— Available data —
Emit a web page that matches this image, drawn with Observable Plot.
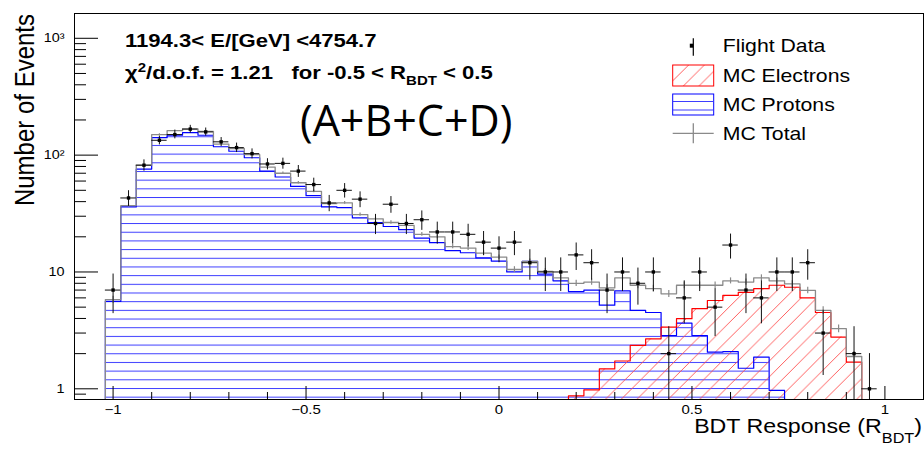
<!DOCTYPE html>
<html>
<head>
<meta charset="utf-8">
<script src="https://cdn.jsdelivr.net/npm/d3@7"></script>
<script src="https://cdn.jsdelivr.net/npm/@observablehq/plot@0.6"></script>
<style>
  body { margin: 0; background: #fff; }
  #chart { position: relative; width: 924px; height: 450px; }
</style>
</head>
<body>
<svg width="0" height="0" style="position:absolute">
  <defs>
    <pattern id="hatchBlue" patternUnits="userSpaceOnUse" width="20" height="8.68" patternTransform="translate(0,6.06)">
      <line x1="0" y1="0.5" x2="20" y2="0.5" stroke="#3d3dff" stroke-width="1"/>
    </pattern>
    <pattern id="hatchRed" patternUnits="userSpaceOnUse" width="15.7" height="15.7">
      <path d="M0,15.7 L15.7,0 M-2,2 L2,-2 M13.7,17.7 L17.7,13.7" stroke="#ff4d4d" stroke-width="0.9" fill="none"/>
    </pattern>
  </defs>
</svg>
<div id="chart"></div>
<script>
// ---------------- data ----------------
const binCenters = [-1.00,-0.96,-0.92,-0.88,-0.84,-0.80,-0.76,-0.72,-0.68,-0.64,
                    -0.60,-0.56,-0.52,-0.48,-0.44,-0.40,-0.36,-0.32,-0.28,-0.24,
                    -0.20,-0.16,-0.12,-0.08,-0.04, 0.00, 0.04, 0.08, 0.12, 0.16,
                     0.20, 0.24, 0.28, 0.32, 0.36, 0.40, 0.44, 0.48, 0.52, 0.56,
                     0.60, 0.64, 0.68, 0.72, 0.76, 0.80, 0.84, 0.88, 0.92, 0.96];
const binWidth = 0.04;

const mcProtons = [5.6,36,76,141,148,156,148,118,108,95,
                   73,65,54,45,36,35.5,29,26.5,24.5,23,
                   19.5,17.8,15.2,14.6,13.2,12.4,10.0,12.3,9.6,8.4,
                   6.8,7.0,5.2,6.9,4.7,4.5,2.86,3.65,2.86,2.06,
                   2.08,1.5,1.87,0.97,0.3,0.3,0.3,0.3,0.3,0];

const mcElectrons = [0.3,0.3,0.3,0.3,0.3,0.3,0.3,0.3,0.3,0.3,
                     0.3,0.3,0.3,0.3,0.3,0.3,0.3,0.3,0.3,0.3,
                     0.3,0.3,0.3,0.3,0.3,0.3,0.3,0.3,0.3,0.3,
                     0.87,0.98,1.48,1.73,2.35,2.68,3.37,3.98,4.85,5.7,
                     6.3,6.7,7.2,7.7,7.4,6.0,4.5,2.77,1.69,0];

const mcTotal = [5.8,37,82,150,162,168,160,124,114,101,
                 79,70,58,49,38.5,39,31,28.5,26.5,25,
                 21,20,16.5,16,14.5,13.4,10.5,12.3,10.1,8.9,
                 8.0,8.2,7.3,8.9,7.7,7.2,6.5,7.7,7.7,7.7,
                 8.4,8.2,8.9,8.4,7.9,6.95,4.7,3.27,1.89,0];

const mcTotalErr = [0.4,1.0,1.6,2.4,2.5,2.6,2.5,2.2,2.1,2.0,
                    1.7,1.6,1.4,1.3,1.1,1.1,1.0,0.9,0.9,0.9,
                    0.8,0.8,0.7,0.7,0.7,0.6,0.6,0.6,0.6,0.5,
                    0.5,0.5,0.5,0.5,0.5,0.5,0.45,0.5,0.5,0.5,
                    0.5,0.5,0.55,0.5,0.5,0.45,0.35,0.25,0.2,0];

const flightData = [7,43,82,134,150,167,158,130,116,103,
                    84,85,73,56,39,50,42,26,38,26,
                    28,22,22,21,18,16,18,12,10,10,
                    14,12,7,10,8,10,2,6,10,5,
                    17,7,6,10,10,12,3,0,2,1];

const flightErr = [2.6,6.6,9.1,11.6,12.2,12.9,12.6,11.4,10.8,10.1,
                   9.2,9.2,8.5,7.5,6.2,7.1,6.5,5.1,6.2,5.1,
                   5.3,4.7,4.7,4.6,4.2,4.0,4.2,3.5,3.2,3.2,
                   3.7,3.5,2.6,3.2,2.8,3.2,1.4,2.4,3.2,2.2,
                   4.1,2.6,2.4,3.2,3.2,3.5,1.7,0,1.4,1.0];

const xMajorTicks = [-1, -0.5, 0, 0.5, 1];
const xTickLabels = ["\u22121", "\u22120.5", "0", "0.5", "1"];
const xMinorTicks = [-0.9,-0.8,-0.7,-0.6,-0.4,-0.3,-0.2,-0.1,0.1,0.2,0.3,0.4,0.6,0.7,0.8,0.9];
const yMajorTicks = [1, 10, 100, 1000];
const yTickLabels = ["1", "10", "10\u00B2", "10\u00B3"];
const yMinorTicks = [0.9,2,3,4,5,6,7,8,9,20,30,40,50,60,70,80,90,200,300,400,500,600,700,800,900];

const legendLabels = ["Flight Data", "MC Electrons", "MC Protons", "MC Total"];
const energyLabel = "1194.3< E/[GeV] <4754.7";
const groupLabel = "(A+B+C+D)";

// ---------------- layout ----------------
const W = 924, H = 450, mL = 74, mR = 1, mT = 13, mB = 51;
const plotW = W - mL - mR, plotH = H - mT - mB;
const yMin = 0.81, yMax = 1630;
const FONT = "'Liberation Sans', Arial, Helvetica, sans-serif";

function steps(vals) {
  const idx = vals.map((v, i) => (v > 0 ? i : -1)).filter(i => i >= 0);
  const first = idx[0], last = idx[idx.length - 1];
  const pts = [{x: binCenters[first] - binWidth / 2, y: yMin}];
  for (let i = first; i <= last; i++) {
    const v = Math.max(vals[i], yMin);
    pts.push({x: binCenters[i] - binWidth / 2, y: v}, {x: binCenters[i] + binWidth / 2, y: v});
  }
  pts.push({x: binCenters[last] + binWidth / 2, y: yMin});
  return pts;
}

const protonSteps = steps(mcProtons);
const electronSteps = steps(mcElectrons);
const totalSteps = steps(mcTotal);
const totalPts = binCenters.map((c, i) => ({x: c, v: mcTotal[i], e: mcTotalErr[i]})).filter(d => d.v > 0);
const dataPts = binCenters.map((c, i) => ({x: c, n: flightData[i], e: flightErr[i]})).filter(d => d.n > 0);

const svg = Plot.plot({
  width: W, height: H,
  marginLeft: mL, marginRight: mR, marginTop: mT, marginBottom: mB,
  style: {fontFamily: FONT, fontSize: "12.5px", background: "#fff", color: "#000"},
  x: {domain: [-1.1, 1.1]},
  y: {type: "log", domain: [yMin, yMax]},
  marks: [
    Plot.frame({stroke: "#000", strokeWidth: 1}),
    Plot.areaY(protonSteps, {x: "x", y1: yMin, y2: "y", fill: "url(#hatchBlue)", clip: true}),
    Plot.areaY(electronSteps, {x: "x", y1: yMin, y2: "y", fill: "url(#hatchRed)", clip: true}),
    Plot.line(protonSteps, {x: "x", y: "y", stroke: "#0000ff", strokeWidth: 1.2, clip: true}),
    Plot.line(electronSteps, {x: "x", y: "y", stroke: "#ff0000", strokeWidth: 1.2, clip: true}),
    Plot.line(totalSteps, {x: "x", y: "y", stroke: "#8a8a8a", strokeWidth: 1.3, clip: true}),
    Plot.ruleX(totalPts, {x: "x", y1: d => d.v - d.e, y2: d => d.v + d.e, stroke: "#8a8a8a", strokeWidth: 1.2, clip: true}),
    Plot.ruleX(dataPts, {x: "x", y1: d => Math.max(d.n - d.e, yMin * 0.5), y2: d => d.n + d.e, stroke: "#111", strokeWidth: 1, clip: true}),
    Plot.ruleY(dataPts, {y: "n", x1: d => d.x - binWidth / 2, x2: d => d.x + binWidth / 2, stroke: "#111", strokeWidth: 1, clip: true}),
    Plot.dot(dataPts, {x: "x", y: "n", symbol: "square", r: 1.9, fill: "#000", stroke: "none"}),
    Plot.tickX(xMajorTicks, {x: d => d, insetTop: plotH - 13, stroke: "#000"}),
    Plot.tickX(xMinorTicks, {x: d => d, insetTop: plotH - 7, stroke: "#000"}),
    Plot.tickY(yMajorTicks, {y: d => d, insetRight: plotW - 24, stroke: "#000"}),
    Plot.tickY(yMinorTicks, {y: d => d, insetRight: plotW - 12, stroke: "#000"}),
    Plot.axisX({ticks: xMajorTicks, tickFormat: d => xTickLabels[xMajorTicks.indexOf(d)], tickSize: 0, tickPadding: 6, label: null, fontSize: 12.5}),
    Plot.axisY({ticks: yMajorTicks, tickFormat: d => yTickLabels[yMajorTicks.indexOf(d)], tickSize: 0, tickPadding: 10, label: null, fontSize: 12})
  ]
});

document.getElementById("chart").appendChild(svg);

// stretch tick labels horizontally like the reference
svg.querySelectorAll('g[aria-label$="tick label"] text').forEach(t => {
  const x = parseFloat(t.getAttribute("x")) || 0;
  const tr = t.getAttribute("transform") || "";
  t.setAttribute("transform", `${tr} translate(${x},0) scale(1.2,1) translate(${-x},0)`);
});

const s = d3.select(svg);
const ann = s.append("g").attr("font-family", FONT).attr("fill", "#000").attr("text-anchor", "start");

// axis titles
ann.append("text")
  .attr("transform", "translate(33.5,14) scale(1.15,1) rotate(-90)")
  .attr("text-anchor", "end").attr("font-size", 24)
  .text("Number of Events");

const xt = ann.append("text")
  .attr("transform", "translate(922,433) scale(1.16,1)")
  .attr("text-anchor", "end").attr("font-size", 20);
xt.append("tspan").text("BDT Response (R");
xt.append("tspan").attr("dy", 10).attr("font-size", 14).text("BDT");
xt.append("tspan").attr("dy", -10).text(")");

// annotation lines
ann.append("text")
  .attr("transform", "translate(125,47) scale(1.2,1)")
  .attr("text-anchor", "start")
  .attr("font-weight", "bold").attr("font-size", 18.4)
  .text(energyLabel);

const l2 = ann.append("text")
  .attr("transform", "translate(125,79) scale(1.2,1)")
  .attr("text-anchor", "start")
  .attr("font-weight", "bold").attr("font-size", 18.4)
  .style("white-space", "pre");
l2.append("tspan").text("\u03C7");
l2.append("tspan").attr("dy", -7).attr("font-size", 12.5).text("2");
l2.append("tspan").attr("dy", 7).text("/d.o.f. = 1.21   for -0.5 < R");
l2.append("tspan").attr("dy", 6).attr("font-size", 12.5).text("BDT");
l2.append("tspan").attr("dy", -6).text(" < 0.5");

ann.append("text")
  .attr("x", 300).attr("y", 136)
  .attr("text-anchor", "start")
  .attr("font-family", "'Open Sans', sans-serif").attr("font-size", 43)
  .text(groupLabel);

// legend
const lg = s.append("g").attr("font-family", FONT).attr("text-anchor", "start");
const rowY = [45.7, 75, 104, 133.3];
const symX0 = 672.7, symX1 = 713.7, symXc = 693.3;
// Flight Data
lg.append("line").attr("x1", symXc).attr("x2", symXc).attr("y1", rowY[0] - 7.5).attr("y2", rowY[0] + 10).attr("stroke", "#000").attr("stroke-width", 1.2);
lg.append("rect").attr("x", symXc - 3.5).attr("y", rowY[0] - 2).attr("width", 3.5).attr("height", 4).attr("fill", "#000");
// MC Electrons
lg.append("rect").attr("x", symX0).attr("y", rowY[1] - 10).attr("width", symX1 - symX0).attr("height", 21)
  .attr("fill", "url(#hatchRed)").attr("stroke", "#ff0000").attr("stroke-width", 1);
// MC Protons
lg.append("rect").attr("x", symX0).attr("y", rowY[2] - 10).attr("width", symX1 - symX0).attr("height", 21)
  .attr("fill", "#fff").attr("stroke", "#0000ff").attr("stroke-width", 1);
[rowY[2] - 2.5, rowY[2] + 6].forEach(yy => lg.append("line").attr("x1", symX0).attr("x2", symX1).attr("y1", yy).attr("y2", yy).attr("stroke", "#3d3dff"));
// MC Total
lg.append("line").attr("x1", symX0).attr("x2", symX1).attr("y1", rowY[3]).attr("y2", rowY[3]).attr("stroke", "#8a8a8a").attr("stroke-width", 1.3);
lg.append("line").attr("x1", symXc).attr("x2", symXc).attr("y1", rowY[3] - 10).attr("y2", rowY[3] + 10).attr("stroke", "#8a8a8a").attr("stroke-width", 1.3);

legendLabels.forEach((name, i) => {
  lg.append("text")
    .attr("transform", `translate(722.7,${rowY[i] + 6.5}) scale(1.18,1)`)
    .attr("text-anchor", "start")
    .attr("font-size", 18).attr("fill", "#000")
    .text(name);
});
</script>
</body>
</html>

— Problem details —
Return the material line for line, from its beginning to the line that contains "2.08,1.5,1.87,0.97,0.3,0.3,0.3,0.3,0.3,0];", with the pictures left out.

— Final answer —
Emit a web page that matches this image, drawn with Observable Plot.
<!DOCTYPE html>
<html>
<head>
<meta charset="utf-8">
<script src="https://cdn.jsdelivr.net/npm/d3@7"></script>
<script src="https://cdn.jsdelivr.net/npm/@observablehq/plot@0.6"></script>
<style>
  body { margin: 0; background: #fff; }
  #chart { position: relative; width: 924px; height: 450px; }
</style>
</head>
<body>
<svg width="0" height="0" style="position:absolute">
  <defs>
    <pattern id="hatchBlue" patternUnits="userSpaceOnUse" width="20" height="8.68" patternTransform="translate(0,6.06)">
      <line x1="0" y1="0.5" x2="20" y2="0.5" stroke="#3d3dff" stroke-width="1"/>
    </pattern>
    <pattern id="hatchRed" patternUnits="userSpaceOnUse" width="15.7" height="15.7">
      <path d="M0,15.7 L15.7,0 M-2,2 L2,-2 M13.7,17.7 L17.7,13.7" stroke="#ff4d4d" stroke-width="0.9" fill="none"/>
    </pattern>
  </defs>
</svg>
<div id="chart"></div>
<script>
// ---------------- data ----------------
const binCenters = [-1.00,-0.96,-0.92,-0.88,-0.84,-0.80,-0.76,-0.72,-0.68,-0.64,
                    -0.60,-0.56,-0.52,-0.48,-0.44,-0.40,-0.36,-0.32,-0.28,-0.24,
                    -0.20,-0.16,-0.12,-0.08,-0.04, 0.00, 0.04, 0.08, 0.12, 0.16,
                     0.20, 0.24, 0.28, 0.32, 0.36, 0.40, 0.44, 0.48, 0.52, 0.56,
                     0.60, 0.64, 0.68, 0.72, 0.76, 0.80, 0.84, 0.88, 0.92, 0.96];
const binWidth = 0.04;

const mcProtons = [5.6,36,76,141,148,156,148,118,108,95,
                   73,65,54,45,36,35.5,29,26.5,24.5,23,
                   19.5,17.8,15.2,14.6,13.2,12.4,10.0,12.3,9.6,8.4,
                   6.8,7.0,5.2,6.9,4.7,4.5,2.86,3.65,2.86,2.06,
                   2.08,1.5,1.87,0.97,0.3,0.3,0.3,0.3,0.3,0];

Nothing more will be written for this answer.